Commenting on the balance between privacy and the potential advantages a Sovereign Health Fund could unlock, former health minister, Lord Warner, added:

"For the most part the public accepts the use of their data, suitably anonymised and with appropriate consents, for life changing medical research…a Sovereign Health Fund could be established to secure for the NHS a share of commercial profits from medical research using NHS data. This would benefit patients, the NHS and the UK life sciences sector."  

If that is to happen, then government, medical research charities, and the wider health sector need to engage the public in an active discussion about the way that anonymised medical data can benefit the nation.

Dr Hakim Yadi OBE, who is the CEO of Closed Loop Medicine, believes that the public could be engaged by channeling the country’s reputation when it comes to blood donations:

“Here in the U.K., we have a phenomenal culture of giving and donating; we donate our blood on scale and organs to those in need. What if we thought of providing our data to the healthcare system and for research innovation as a donation? Blood donation saves many lives on an individual basis, but data donation could save millions. If we were to become a nation of health data donors, imagine the opportunity.
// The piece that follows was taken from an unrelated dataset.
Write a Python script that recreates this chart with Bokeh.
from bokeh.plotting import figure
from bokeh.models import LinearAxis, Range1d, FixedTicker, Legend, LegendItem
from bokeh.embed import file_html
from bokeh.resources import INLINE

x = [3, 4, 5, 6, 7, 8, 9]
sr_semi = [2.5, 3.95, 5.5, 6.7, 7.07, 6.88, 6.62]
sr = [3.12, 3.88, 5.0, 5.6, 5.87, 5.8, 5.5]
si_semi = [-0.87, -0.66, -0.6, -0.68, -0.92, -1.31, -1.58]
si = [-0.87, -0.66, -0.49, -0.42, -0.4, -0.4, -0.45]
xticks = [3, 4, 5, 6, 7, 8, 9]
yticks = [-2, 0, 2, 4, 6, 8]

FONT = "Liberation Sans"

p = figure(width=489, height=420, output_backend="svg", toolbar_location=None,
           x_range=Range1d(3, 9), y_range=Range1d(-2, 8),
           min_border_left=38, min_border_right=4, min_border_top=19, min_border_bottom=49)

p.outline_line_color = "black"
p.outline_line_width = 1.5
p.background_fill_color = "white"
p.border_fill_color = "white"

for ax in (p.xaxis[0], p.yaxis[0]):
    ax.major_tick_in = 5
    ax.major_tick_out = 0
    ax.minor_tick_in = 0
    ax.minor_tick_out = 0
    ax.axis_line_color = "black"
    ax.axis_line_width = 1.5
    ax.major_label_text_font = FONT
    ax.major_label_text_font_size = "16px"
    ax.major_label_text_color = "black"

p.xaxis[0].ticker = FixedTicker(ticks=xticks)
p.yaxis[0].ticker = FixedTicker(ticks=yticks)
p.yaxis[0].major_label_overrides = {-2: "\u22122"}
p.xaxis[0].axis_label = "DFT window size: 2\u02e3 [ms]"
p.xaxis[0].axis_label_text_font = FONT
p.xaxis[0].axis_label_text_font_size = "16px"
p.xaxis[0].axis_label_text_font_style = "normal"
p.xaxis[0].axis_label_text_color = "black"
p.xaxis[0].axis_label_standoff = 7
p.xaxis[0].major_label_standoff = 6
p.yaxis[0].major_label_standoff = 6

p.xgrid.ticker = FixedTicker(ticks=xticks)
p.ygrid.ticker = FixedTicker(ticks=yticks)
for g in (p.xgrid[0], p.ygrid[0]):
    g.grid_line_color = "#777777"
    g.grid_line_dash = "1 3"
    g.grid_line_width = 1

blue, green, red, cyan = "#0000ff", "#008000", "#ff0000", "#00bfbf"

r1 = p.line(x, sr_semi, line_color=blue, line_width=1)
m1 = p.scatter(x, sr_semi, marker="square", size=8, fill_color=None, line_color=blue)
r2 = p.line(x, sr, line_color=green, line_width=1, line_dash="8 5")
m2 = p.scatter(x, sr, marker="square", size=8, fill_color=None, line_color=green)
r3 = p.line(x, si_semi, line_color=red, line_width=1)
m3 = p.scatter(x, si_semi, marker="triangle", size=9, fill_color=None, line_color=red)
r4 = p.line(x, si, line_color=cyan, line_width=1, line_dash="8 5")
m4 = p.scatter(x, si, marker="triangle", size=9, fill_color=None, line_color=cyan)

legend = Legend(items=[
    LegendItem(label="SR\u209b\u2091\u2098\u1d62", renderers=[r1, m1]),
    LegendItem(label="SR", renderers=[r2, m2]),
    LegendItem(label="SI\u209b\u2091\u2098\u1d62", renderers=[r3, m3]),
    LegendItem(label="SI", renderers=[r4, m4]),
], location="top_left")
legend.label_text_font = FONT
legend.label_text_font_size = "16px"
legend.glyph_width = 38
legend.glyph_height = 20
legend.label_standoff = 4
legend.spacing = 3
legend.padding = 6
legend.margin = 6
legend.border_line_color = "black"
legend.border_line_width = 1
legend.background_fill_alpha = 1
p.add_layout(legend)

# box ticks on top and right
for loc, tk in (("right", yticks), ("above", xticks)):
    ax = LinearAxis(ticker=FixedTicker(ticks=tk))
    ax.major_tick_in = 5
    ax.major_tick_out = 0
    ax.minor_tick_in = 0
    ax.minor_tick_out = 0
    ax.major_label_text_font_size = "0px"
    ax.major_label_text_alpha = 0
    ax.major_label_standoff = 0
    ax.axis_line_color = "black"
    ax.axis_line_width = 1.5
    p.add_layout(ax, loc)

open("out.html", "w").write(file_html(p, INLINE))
“We could start to capture additional data, including what happens between doctors visits, such as the impact and side-effects of the drugs we take and the changes we make to our lives to improve our health. If we were to capture these data points, we would have a better picture of an individual’s care experience enabling us to provide more integrated and personalised dose optimised therapy.”

Speaking from his experience as the former Health Secretary during the pandemic, Matt Hancock, said:

"It's hard to think of anything more important for the future of healthcare than using data effectively. Modern data allows the discovery of new medicines and the saving of lives like never before. The UK has the best opportunity in the world to make the most of this, thanks to the universal NHS.

“The NHS has made great strides in the last few years, best exemplified by the vaccine effort, where we led the world because of our smart use of data. But too many barriers still hold us back - and it is vital for the health of the nation that we break those barriers down."

Meanwhile, Lord Bethell, who served as Parliamentary Under Secretary of State for Technology, Innovation and Life Sciences at the Department of Health and Social Care during the pandemic, added:

“I know from my own experience as the minister during the pandemic the critical value of data. It was critical for understanding the progress of the disease through society. It powered the research necessary to design vaccines and therapeutics to fight the disease. And we need good data for the vaccine and therapeutic roll-out plans that worked so effectively.

“Given the huge impact of data on these successful surveillance, research and deployment programmes, it is heartbreakingly sad that we are not learning these lessons and using modern use of data to improve the productivity and effectiveness of the NHS. I just cannot see how we are going to put the NHS back onto a firm operational footing if we do not change our attitude to data.”

Molloy is optimistic about the debate, ensuring the voices of industry and patients are heard. “If the British public understands that their anonymised data is being used by national inventors to protect others, then everyone can contribute positively to the future health of our nation.”